= Given problem =
Select every line holding the word "document" and copy it.
========
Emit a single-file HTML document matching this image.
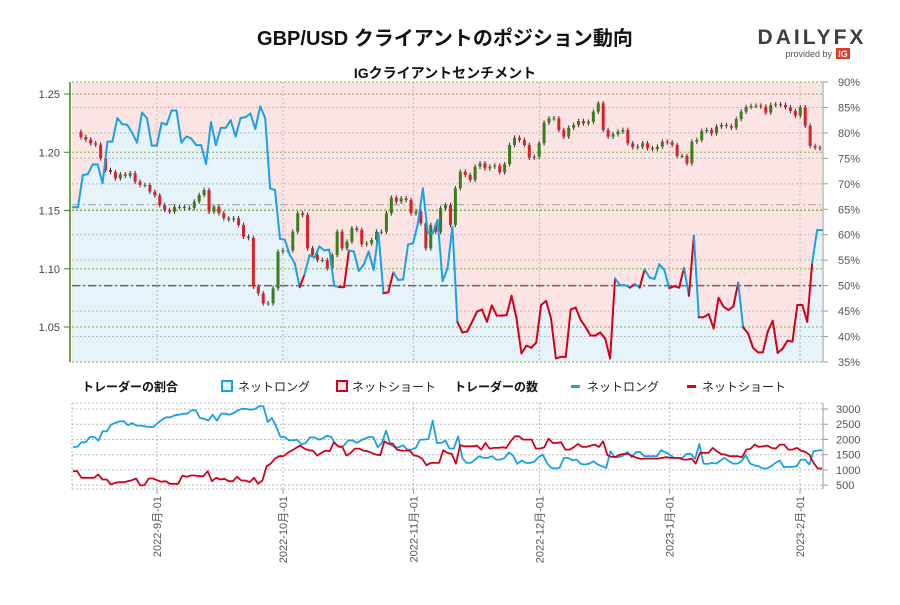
<!DOCTYPE html>
<html><head><meta charset="utf-8">
<style>
body{margin:0;background:#fff;}
svg text{font-family:"Liberation Sans","Noto Sans CJK JP",sans-serif;}
</style></head>
<body>
<svg id="chart" width="900" height="600" viewBox="0 0 900 600" xmlns="http://www.w3.org/2000/svg">
<text x="445" y="45" text-anchor="middle" font-size="20" font-weight="bold" fill="#111">GBP/USD クライアントのポジション動向</text>
<text x="445" y="78" text-anchor="middle" font-size="14" font-weight="bold" fill="#111">IGクライアントセンチメント</text>
<g>
<text x="812" y="44" text-anchor="middle" font-size="21" font-weight="bold" fill="#3b3f4a" letter-spacing="3">DAILYFX</text>
<text x="832" y="57" text-anchor="end" font-size="9" fill="#555">provided by</text>
<rect x="836" y="48" width="14" height="11" fill="#e03a2e"></rect>
<text x="843" y="57" text-anchor="middle" font-size="9" font-weight="bold" fill="#fff">IG</text>
</g>
<g id="main"></g>
<g id="legend">
<text x="82" y="391" font-size="12" font-weight="bold" fill="#111">トレーダーの割合</text>
<rect x="222" y="381" width="10" height="10" fill="#e6f3fb" stroke="#1ba1e2" stroke-width="2"></rect>
<text x="238" y="391" font-size="12" fill="#222">ネットロング</text>
<rect x="337" y="381" width="10" height="10" fill="#fce4e4" stroke="#d0021b" stroke-width="2"></rect>
<text x="352" y="391" font-size="12" fill="#222">ネットショート</text>
<text x="454" y="391" font-size="12" font-weight="bold" fill="#111">トレーダーの数</text>
<rect x="571" y="385" width="9" height="3" fill="#1ba1e2"></rect>
<text x="587" y="391" font-size="12" fill="#222">ネットロング</text>
<rect x="687" y="385" width="9" height="3" fill="#d0021b"></rect>
<text x="702" y="391" font-size="12" fill="#222">ネットショート</text>
</g>
<g id="sub"></g>
</svg>
<script>
const priceTicks=[1.25,1.20,1.15,1.10,1.05];
const priceTickLabels=["1.25","1.20","1.15","1.10","1.05"];
const pctTicks=[90,85,80,75,70,65,60,55,50,45,40,35];
const countTicks=[3000,2500,2000,1500,1000,500];
const monthLabels=["2022-9月-01","2022-10月-01","2022-11月-01","2022-12月-01","2023-1月-01","2023-2月-01"];
const monthDay=[31,61,92,122,153,184];
const closes=[1.2176,1.2130,1.2110,1.2077,1.2065,1.1948,1.1848,1.1830,1.1776,1.1810,1.1798,1.1820,1.1747,1.1719,1.1719,1.1662,1.1630,1.1547,1.1504,1.1490,1.1530,1.1530,1.1522,1.1522,1.1576,1.1633,1.1676,1.1490,1.1533,1.1476,1.1433,1.1422,1.1433,1.1376,1.1275,1.1264,1.0846,1.0789,1.0703,1.0703,1.0832,1.1146,1.1158,1.1158,1.1318,1.1476,1.1462,1.1175,1.1118,1.1075,1.1073,1.1004,1.1118,1.1318,1.1175,1.1233,1.1347,1.1333,1.1210,1.1218,1.1247,1.1318,1.1318,1.1476,1.1610,1.1576,1.1604,1.1590,1.1476,1.1490,1.1390,1.1175,1.1376,1.1318,
1.1519,1.1547,1.1376,1.1691,1.1833,1.1805,1.1762,1.1876,1.1905,1.1862,1.1876,1.1885,1.1828,1.1897,1.2062,1.2125,1.2105,1.2062,1.1953,1.1962,1.2077,1.2254,1.2291,1.2291,1.2191,1.2134,1.2211,1.2234,1.2268,1.2248,1.2262,1.2348,1.2420,1.2191,1.2134,1.2154,1.2177,1.2191,1.2077,1.2043,1.2048,1.2077,1.2034,1.2028,1.2048,1.2091,1.2085,1.2062,1.1968,1.1968,1.1905,1.2091,1.2105,1.2182,1.2191,1.2162,1.2220,1.2234,1.2225,1.2211,1.2285,1.2348,1.2388,1.2397,1.2400,1.2391,1.2340,1.2406,1.2411,1.2406,1.2386,1.2354,1.2314,1.2386,1.2228,1.2054,1.2040,1.2034];
const longPct=[65.4,65.4,71.7,71.9,73.8,73.8,70.1,78.3,78.3,82.9,81.7,81.6,80.0,78.1,84.0,82.9,77.5,77.5,82.0,81.6,84.4,84.4,78.1,79.3,78.9,77.6,77.6,73.9,82.1,77.6,81.0,81.0,82.5,79.3,82.9,83.1,83.8,80.8,85.2,82.9,69.1,68.8,59.2,59.0,56.0,54.4,49.7,52.2,56.0,55.5,57.7,56.9,57.1,50.0,49.7,49.7,56.9,56.7,52.9,54.1,56.7,53.1,60.3,48.5,48.7,52.6,51.1,51.2,58.1,58.3,62.2,69.1,60.3,60.3,62.9,50.9,53.4,61.6,
42.9,40.8,41.0,42.9,44.9,45.3,42.9,46.1,44.1,44.1,44.2,48.0,43.6,36.7,38.2,37.8,38.8,46.2,47.0,43.6,35.7,36.0,36.0,45.3,45.7,43.3,41.9,40.2,40.2,40.8,39.6,35.7,51.4,50.1,50.1,49.6,50.3,49.6,53.2,51.6,51.3,54.2,53.1,49.5,49.9,49.6,53.5,48.0,59.8,43.8,43.8,44.4,41.6,47.6,45.9,45.2,45.9,50.6,41.8,40.6,37.8,36.9,36.9,41.0,43.1,36.8,37.6,39.2,39.0,46.2,46.2,42.9,54.4,60.9,60.9];
const longCount=[1755,1755,1908,1908,2083,2083,1963,2268,2268,2487,2541,2596,2596,2465,2541,2454,2454,2432,2410,2410,2541,2650,2727,2727,2792,2814,2847,2847,2956,2956,2705,2683,2618,2814,2618,2847,2847,2814,2869,2956,3011,3000,2978,3000,3087,3087,2574,2705,2432,2083,2083,1974,1974,1996,1832,1886,2072,2072,1996,2028,2126,2083,1853,1744,1799,1963,1974,1886,1963,2028,2083,2072,1744,1886,2290,1832,1744,1744,1810,1668,1668,1722,1996,1996,2017,2618,1886,1886,1963,1701,
1701,2105,1395,1231,1231,1340,1450,1395,1395,1450,1340,1340,1395,1580,1471,1198,1308,1231,1231,1264,1417,1504,1231,1067,1046,1067,1395,1395,1319,1340,1198,1177,1209,1286,1177,1122,1067,1613,1428,1417,1471,1591,1417,1580,1591,1450,1450,1450,1450,1646,1580,1504,1395,1395,1395,1526,1526,1362,1853,1209,1198,1231,1209,1308,1395,1286,1209,1209,1286,1482,1209,1155,1122,1046,1046,1122,1231,1308,1089,1100,1100,1122,1340,1340,1177,1613,1635,1646];
const shortCount=[958,958,740,740,740,740,849,685,685,522,576,598,598,631,664,718,489,500,718,718,664,609,631,543,543,543,816,773,816,816,794,794,958,631,740,685,707,631,631,773,653,653,598,740,543,653,1122,1209,1373,1450,1450,1559,1635,1722,1799,1701,1646,1635,1471,1559,1635,1613,1908,1777,1755,1471,1559,1701,1701,1635,1613,1559,1504,1482,1941,1853,1864,1668,1635,1635,1635,1482,1450,1362,1155,1231,1231,1231,1646,1559,
1526,1209,1810,1777,1777,1777,1799,1668,1886,1701,1722,1722,1744,1722,1941,2105,2105,1996,1996,1996,1701,1701,1744,2028,1886,1886,1908,1668,1668,1744,1853,1755,1755,1799,1832,1755,1941,1482,1428,1428,1504,1526,1526,1450,1395,1362,1373,1373,1373,1373,1395,1417,1395,1395,1395,1340,1340,1373,1209,1559,1559,1559,1722,1613,1526,1504,1450,1450,1450,1417,1668,1690,1832,1755,1777,1799,1722,1701,1832,1832,1668,1668,1722,1635,1591,1504,1231,1046,1046];

const NS="http://www.w3.org/2000/svg";
function mk(parent,tag,attrs){const e=document.createElementNS(NS,tag);for(const k in attrs)e.setAttribute(k,attrs[k]);parent.appendChild(e);return e;}
const X0=72,X1=822,YT=82,YB=362;
const yPct=p=>YT+(90-p)/55*(YB-YT);
const yPrice=p=>94+(1.25-p)/0.05*58.25;
const xDay=d=>157+(d-31)*(800-157)/(184-31);
const xIdx=(i,n,a,b)=>a+i*(b-a)/(n-1);
const SY0=409,SYper=15.23;
const yCount=c=>SY0+(3000-c)/500*SYper;

const main=document.getElementById('main');
// background pink
let bg=mk(main,'rect',{x:X0,y:YT,width:X1-X0,height:YB-YT,fill:'#fce4e4'});


// blue area under line
const nL=longPct.length;
let pts=[];
for(let i=0;i<nL;i++)pts.push(xIdx(i,nL,73,822).toFixed(1)+','+yPct(longPct[i]).toFixed(1));
let area=mk(main,'polygon',{points:'73,'+YB+' '+pts.join(' ')+' 822,'+YB,fill:'#e6f3fb'});


// gridlines pct (gray dotted)
pctTicks.forEach((p,i)=>{
 if(p<90&&p>35){let l=mk(main,'line',{x1:X0,x2:X1,y1:yPct(p),y2:yPct(p),stroke:'#bbb','stroke-dasharray':'2,2','stroke-width':1});
 
 }
 let t=mk(main,'line',{x1:823,x2:828,y1:yPct(p),y2:yPct(p),stroke:'#999'});
 
 
 let tx=mk(main,'text',{x:838,y:yPct(p)+4,'font-size':11,fill:'#555'});tx.textContent=p+'%';
 
 
});
// price gridlines green dotted
priceTicks.forEach((p,i)=>{
 let l=mk(main,'line',{x1:X0,x2:X1,y1:yPrice(p),y2:yPrice(p),stroke:'#7cb342','stroke-dasharray':'2,2','stroke-width':1});
 
 
 let t=mk(main,'line',{x1:64,x2:70,y1:yPrice(p),y2:yPrice(p),stroke:'#3a8a1a'});
 
 
 let tx=mk(main,'text',{x:60,y:yPrice(p)+4,'font-size':11,fill:'#444','text-anchor':'end'});tx.textContent=priceTickLabels[i];
 
 
});
// month gridlines
monthDay.forEach(d=>{
 let l=mk(main,'line',{x1:xDay(d),x2:xDay(d),y1:YT,y2:YB,stroke:'#bbb','stroke-dasharray':'2,2'});
 
 
});
// top/bottom border green dotted
[YT,YB].forEach(y=>{let l=mk(main,'line',{x1:X0,x2:X1,y1:y,y2:y,stroke:'#7cb342','stroke-dasharray':'2,2'});
 
 });
// reference lines
let r1=mk(main,'line',{x1:X0,x2:X1,y1:yPct(65.9),y2:yPct(65.9),stroke:'#aaa','stroke-dasharray':'8,3,2,3','stroke-width':1.2});


let r2=mk(main,'line',{x1:X0,x2:X1,y1:yPct(50),y2:yPct(50),stroke:'#666','stroke-dasharray':'8,3,2,3','stroke-width':1.5});


// axes
let la=mk(main,'line',{x1:70,x2:70,y1:YT,y2:YB,stroke:'#3a8a1a','stroke-width':1.5});


let ra=mk(main,'line',{x1:823,x2:823,y1:YT,y2:YB,stroke:'#999'});


// candles
const nC=closes.length;
for(let i=1;i<nC;i++){
 const o=closes[i-1],c=closes[i];const x=xIdx(i,nC,76,820);
 const hi=Math.max(o,c)+0.002,lo=Math.min(o,c)-0.002;
 const g=mk(main,'g',{});
 
 
 mk(g,'line',{x1:x,x2:x,y1:yPrice(hi),y2:yPrice(lo),stroke:'#333','stroke-width':1});
 const col=c>=o?'#3a7d1e':'#d7212b';
 const yt=yPrice(Math.max(o,c)),yb=yPrice(Math.min(o,c));
 mk(g,'rect',{x:x-1.5,y:yt,width:3,height:Math.max(1,yb-yt),fill:col});
}
// sentiment line segments
for(let i=0;i<nL-1;i++){
 const s=mk(main,'line',{x1:xIdx(i,nL,73,822),y1:yPct(longPct[i]),x2:xIdx(i+1,nL,73,822),y2:yPct(longPct[i+1]),stroke:longPct[i]<50?'#d0021b':'#1ba1e2','stroke-width':2,'stroke-linecap':'round'});
 
 
}

// sub chart
const sub=document.getElementById('sub');
const SX0=72,SX1=822,SYT=403,SYB=489;
countTicks.forEach(c=>{
 let l=mk(sub,'line',{x1:SX0,x2:SX1,y1:yCount(c),y2:yCount(c),stroke:'#bbb','stroke-dasharray':'2,2'});
 
 
 let t=mk(sub,'line',{x1:823,x2:828,y1:yCount(c),y2:yCount(c),stroke:'#999'});
 
 
 let tx=mk(sub,'text',{x:836,y:yCount(c)+4,'font-size':11,fill:'#555'});tx.textContent=c;
 
 
});
[SYT,SYB].forEach(y=>{let l=mk(sub,'line',{x1:SX0,x2:SX1,y1:y,y2:y,stroke:'#bbb','stroke-dasharray':'2,2'});
 
 });
let sl=mk(sub,'line',{x1:SX0,x2:SX0,y1:SYT,y2:SYB,stroke:'#bbb','stroke-dasharray':'2,2'});


let sa=mk(sub,'line',{x1:823,x2:823,y1:SYT,y2:SYB,stroke:'#999'});


monthDay.forEach((d,i)=>{
 const x=xDay(d);
 let l=mk(sub,'line',{x1:x,x2:x,y1:SYT,y2:SYB,stroke:'#bbb','stroke-dasharray':'2,2'});
 
 
 let t=mk(sub,'line',{x1:x,x2:x,y1:SYB,y2:SYB+5,stroke:'#999'});
 
 
 let tx=mk(sub,'text',{x:0,y:0,'font-size':11,fill:'#555','text-anchor':'end',transform:'translate('+(x+4)+','+(SYB+7)+') rotate(-90)'});
 tx.textContent=monthLabels[i];
 
 
});
function drawLine(arr,color,name){
 const n=arr.length;const p=arr.map((v,i)=>xIdx(i,n,73,822).toFixed(1)+','+yCount(v).toFixed(1)).join(' ');
 const l=mk(sub,'polyline',{points:p,fill:'none',stroke:color,'stroke-width':1.8,'stroke-linejoin':'round'});
 
 
}
drawLine(longCount,'#1ba1e2','long-count-line');
drawLine(shortCount,'#d0021b','short-count-line');
</script>
</body></html>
========
= Completed task =
Emit a single-file HTML document matching this image.
function mk(parent,tag,attrs){const e=document.createElementNS(NS,tag);for(const k in attrs)e.setAttribute(k,attrs[k]);parent.appendChild(e);return e;}
const main=document.getElementById('main');
const sub=document.getElementById('sub');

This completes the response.